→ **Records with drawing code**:
• • • • • • •

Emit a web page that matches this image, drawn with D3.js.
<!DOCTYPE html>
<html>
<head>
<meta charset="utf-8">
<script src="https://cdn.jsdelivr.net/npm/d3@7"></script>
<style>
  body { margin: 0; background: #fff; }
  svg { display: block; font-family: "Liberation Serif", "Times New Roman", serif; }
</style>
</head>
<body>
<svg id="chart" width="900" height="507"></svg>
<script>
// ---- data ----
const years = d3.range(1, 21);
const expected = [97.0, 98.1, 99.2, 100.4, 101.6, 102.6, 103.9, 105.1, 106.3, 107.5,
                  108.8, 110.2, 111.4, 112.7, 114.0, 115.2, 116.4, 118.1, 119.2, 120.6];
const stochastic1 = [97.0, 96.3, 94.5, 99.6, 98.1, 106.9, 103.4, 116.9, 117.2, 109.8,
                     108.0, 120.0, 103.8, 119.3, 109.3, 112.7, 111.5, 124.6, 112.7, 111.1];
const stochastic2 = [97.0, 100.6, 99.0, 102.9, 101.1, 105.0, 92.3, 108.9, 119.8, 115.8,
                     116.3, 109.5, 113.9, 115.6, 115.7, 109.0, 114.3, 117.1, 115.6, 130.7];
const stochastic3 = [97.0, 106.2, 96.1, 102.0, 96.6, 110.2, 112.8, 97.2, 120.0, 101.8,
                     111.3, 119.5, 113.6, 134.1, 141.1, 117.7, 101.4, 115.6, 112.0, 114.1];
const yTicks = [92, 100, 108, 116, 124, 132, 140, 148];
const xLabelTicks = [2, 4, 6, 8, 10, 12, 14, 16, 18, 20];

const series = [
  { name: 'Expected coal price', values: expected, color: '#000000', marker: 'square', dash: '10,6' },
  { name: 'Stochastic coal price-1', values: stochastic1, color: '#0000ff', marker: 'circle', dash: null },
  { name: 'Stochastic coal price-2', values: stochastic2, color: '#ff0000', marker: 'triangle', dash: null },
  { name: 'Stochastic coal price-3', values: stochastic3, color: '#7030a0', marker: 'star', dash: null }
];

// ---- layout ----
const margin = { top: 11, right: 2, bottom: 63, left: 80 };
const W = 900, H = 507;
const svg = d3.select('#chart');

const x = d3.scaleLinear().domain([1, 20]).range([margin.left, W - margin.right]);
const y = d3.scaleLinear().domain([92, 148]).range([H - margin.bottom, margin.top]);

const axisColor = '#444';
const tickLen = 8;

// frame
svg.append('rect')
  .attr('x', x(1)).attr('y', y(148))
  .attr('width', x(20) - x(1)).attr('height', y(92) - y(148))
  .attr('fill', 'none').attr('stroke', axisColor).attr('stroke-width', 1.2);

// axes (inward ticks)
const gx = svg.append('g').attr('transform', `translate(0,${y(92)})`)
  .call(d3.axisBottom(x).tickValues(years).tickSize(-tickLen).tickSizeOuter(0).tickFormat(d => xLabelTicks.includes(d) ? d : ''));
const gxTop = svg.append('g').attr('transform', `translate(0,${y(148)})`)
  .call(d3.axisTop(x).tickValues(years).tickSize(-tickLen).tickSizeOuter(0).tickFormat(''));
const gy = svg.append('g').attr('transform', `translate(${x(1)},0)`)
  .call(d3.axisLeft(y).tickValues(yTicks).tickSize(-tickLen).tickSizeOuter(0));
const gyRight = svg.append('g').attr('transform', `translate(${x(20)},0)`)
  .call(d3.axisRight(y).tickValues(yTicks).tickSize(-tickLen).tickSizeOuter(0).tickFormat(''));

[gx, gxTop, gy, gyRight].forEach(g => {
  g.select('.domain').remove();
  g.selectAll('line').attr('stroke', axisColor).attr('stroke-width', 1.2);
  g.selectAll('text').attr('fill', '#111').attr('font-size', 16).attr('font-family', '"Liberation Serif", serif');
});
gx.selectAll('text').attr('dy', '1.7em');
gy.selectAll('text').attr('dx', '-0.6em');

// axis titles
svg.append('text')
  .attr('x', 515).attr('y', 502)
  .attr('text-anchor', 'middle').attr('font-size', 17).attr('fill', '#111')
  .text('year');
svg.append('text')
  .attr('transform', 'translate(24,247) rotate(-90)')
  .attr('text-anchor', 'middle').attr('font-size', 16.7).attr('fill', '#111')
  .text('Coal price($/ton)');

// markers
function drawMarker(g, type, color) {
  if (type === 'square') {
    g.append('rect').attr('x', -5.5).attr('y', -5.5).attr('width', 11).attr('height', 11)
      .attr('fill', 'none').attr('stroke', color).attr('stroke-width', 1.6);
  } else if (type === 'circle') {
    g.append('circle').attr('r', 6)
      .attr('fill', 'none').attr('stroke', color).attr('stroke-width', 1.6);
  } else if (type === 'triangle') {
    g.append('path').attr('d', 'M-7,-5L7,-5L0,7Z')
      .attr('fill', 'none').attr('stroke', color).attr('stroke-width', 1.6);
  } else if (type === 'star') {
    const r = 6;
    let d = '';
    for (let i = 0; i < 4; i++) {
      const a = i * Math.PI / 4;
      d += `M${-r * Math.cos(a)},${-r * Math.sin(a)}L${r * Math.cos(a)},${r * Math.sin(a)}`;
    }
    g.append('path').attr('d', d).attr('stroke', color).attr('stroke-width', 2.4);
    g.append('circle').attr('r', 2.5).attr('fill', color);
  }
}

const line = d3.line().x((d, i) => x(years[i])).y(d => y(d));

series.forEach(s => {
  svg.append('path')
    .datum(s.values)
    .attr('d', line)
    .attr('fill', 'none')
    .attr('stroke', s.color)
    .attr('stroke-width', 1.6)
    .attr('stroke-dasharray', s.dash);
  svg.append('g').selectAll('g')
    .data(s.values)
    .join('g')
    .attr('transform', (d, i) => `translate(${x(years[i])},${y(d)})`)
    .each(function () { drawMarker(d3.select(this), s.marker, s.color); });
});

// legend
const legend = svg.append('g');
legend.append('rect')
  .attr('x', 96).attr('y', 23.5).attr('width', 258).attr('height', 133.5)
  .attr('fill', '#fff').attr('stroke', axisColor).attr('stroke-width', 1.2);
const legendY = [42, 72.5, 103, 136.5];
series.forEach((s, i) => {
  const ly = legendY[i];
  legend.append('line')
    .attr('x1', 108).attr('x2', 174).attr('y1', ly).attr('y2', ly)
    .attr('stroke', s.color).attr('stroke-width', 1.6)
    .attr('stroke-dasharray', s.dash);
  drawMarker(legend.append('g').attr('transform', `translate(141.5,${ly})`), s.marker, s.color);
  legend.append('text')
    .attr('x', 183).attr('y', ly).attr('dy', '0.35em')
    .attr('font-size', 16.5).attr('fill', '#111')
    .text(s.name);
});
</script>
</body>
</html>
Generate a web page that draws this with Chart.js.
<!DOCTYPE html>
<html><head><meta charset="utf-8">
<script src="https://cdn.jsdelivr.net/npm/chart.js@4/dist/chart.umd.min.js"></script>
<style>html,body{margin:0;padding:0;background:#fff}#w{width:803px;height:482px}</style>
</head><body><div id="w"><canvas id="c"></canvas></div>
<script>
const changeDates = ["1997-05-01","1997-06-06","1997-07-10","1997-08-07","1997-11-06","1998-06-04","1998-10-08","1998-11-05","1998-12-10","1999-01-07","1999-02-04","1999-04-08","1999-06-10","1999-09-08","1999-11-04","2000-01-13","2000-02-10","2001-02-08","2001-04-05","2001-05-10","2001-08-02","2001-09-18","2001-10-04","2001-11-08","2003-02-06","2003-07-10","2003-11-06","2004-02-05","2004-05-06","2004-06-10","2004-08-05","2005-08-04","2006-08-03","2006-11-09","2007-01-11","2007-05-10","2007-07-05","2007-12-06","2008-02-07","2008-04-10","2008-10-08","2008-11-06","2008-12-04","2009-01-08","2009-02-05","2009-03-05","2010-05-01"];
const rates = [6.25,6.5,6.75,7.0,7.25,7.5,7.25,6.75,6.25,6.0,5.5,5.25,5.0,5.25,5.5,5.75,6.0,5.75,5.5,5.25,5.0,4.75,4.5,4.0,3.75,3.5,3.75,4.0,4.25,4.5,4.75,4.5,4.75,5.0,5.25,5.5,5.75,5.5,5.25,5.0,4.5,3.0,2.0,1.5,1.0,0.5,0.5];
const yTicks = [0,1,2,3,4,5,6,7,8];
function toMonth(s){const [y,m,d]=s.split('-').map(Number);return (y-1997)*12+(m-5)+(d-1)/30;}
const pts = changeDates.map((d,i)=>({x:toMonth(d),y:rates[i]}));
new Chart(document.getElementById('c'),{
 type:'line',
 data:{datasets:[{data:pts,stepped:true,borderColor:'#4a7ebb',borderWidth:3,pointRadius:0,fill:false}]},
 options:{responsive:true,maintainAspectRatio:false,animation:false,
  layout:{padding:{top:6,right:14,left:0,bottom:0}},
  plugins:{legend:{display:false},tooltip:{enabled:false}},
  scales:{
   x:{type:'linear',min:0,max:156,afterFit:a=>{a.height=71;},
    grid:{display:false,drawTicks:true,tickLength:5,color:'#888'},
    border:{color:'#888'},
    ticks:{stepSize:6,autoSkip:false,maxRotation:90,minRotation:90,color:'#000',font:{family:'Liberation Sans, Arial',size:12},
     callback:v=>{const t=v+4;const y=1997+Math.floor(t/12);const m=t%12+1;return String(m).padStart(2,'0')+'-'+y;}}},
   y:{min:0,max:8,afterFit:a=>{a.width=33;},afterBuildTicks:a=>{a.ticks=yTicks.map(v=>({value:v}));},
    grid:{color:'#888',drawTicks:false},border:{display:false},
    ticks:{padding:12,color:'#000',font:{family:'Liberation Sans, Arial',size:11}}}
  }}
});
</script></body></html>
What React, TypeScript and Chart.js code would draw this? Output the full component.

• • • • • • •

→ **PROBLEM DETAILS**: Write out exactly, please, the lines beginning at the start of the material and ending with the line that holds "16, 18, 20];", both included.

→ **TASK SOLUTION**:
Emit a web page that matches this image, drawn with D3.js.
<!DOCTYPE html>
<html>
<head>
<meta charset="utf-8">
<script src="https://cdn.jsdelivr.net/npm/d3@7"></script>
<style>
  body { margin: 0; background: #fff; }
  svg { display: block; font-family: "Liberation Serif", "Times New Roman", serif; }
</style>
</head>
<body>
<svg id="chart" width="900" height="507"></svg>
<script>
// ---- data ----
const years = d3.range(1, 21);
const expected = [97.0, 98.1, 99.2, 100.4, 101.6, 102.6, 103.9, 105.1, 106.3, 107.5,
                  108.8, 110.2, 111.4, 112.7, 114.0, 115.2, 116.4, 118.1, 119.2, 120.6];
const stochastic1 = [97.0, 96.3, 94.5, 99.6, 98.1, 106.9, 103.4, 116.9, 117.2, 109.8,
                     108.0, 120.0, 103.8, 119.3, 109.3, 112.7, 111.5, 124.6, 112.7, 111.1];
const stochastic2 = [97.0, 100.6, 99.0, 102.9, 101.1, 105.0, 92.3, 108.9, 119.8, 115.8,
                     116.3, 109.5, 113.9, 115.6, 115.7, 109.0, 114.3, 117.1, 115.6, 130.7];
const stochastic3 = [97.0, 106.2, 96.1, 102.0, 96.6, 110.2, 112.8, 97.2, 120.0, 101.8,
                     111.3, 119.5, 113.6, 134.1, 141.1, 117.7, 101.4, 115.6, 112.0, 114.1];
const yTicks = [92, 100, 108, 116, 124, 132, 140, 148];
const xLabelTicks = [2, 4, 6, 8, 10, 12, 14, 16, 18, 20];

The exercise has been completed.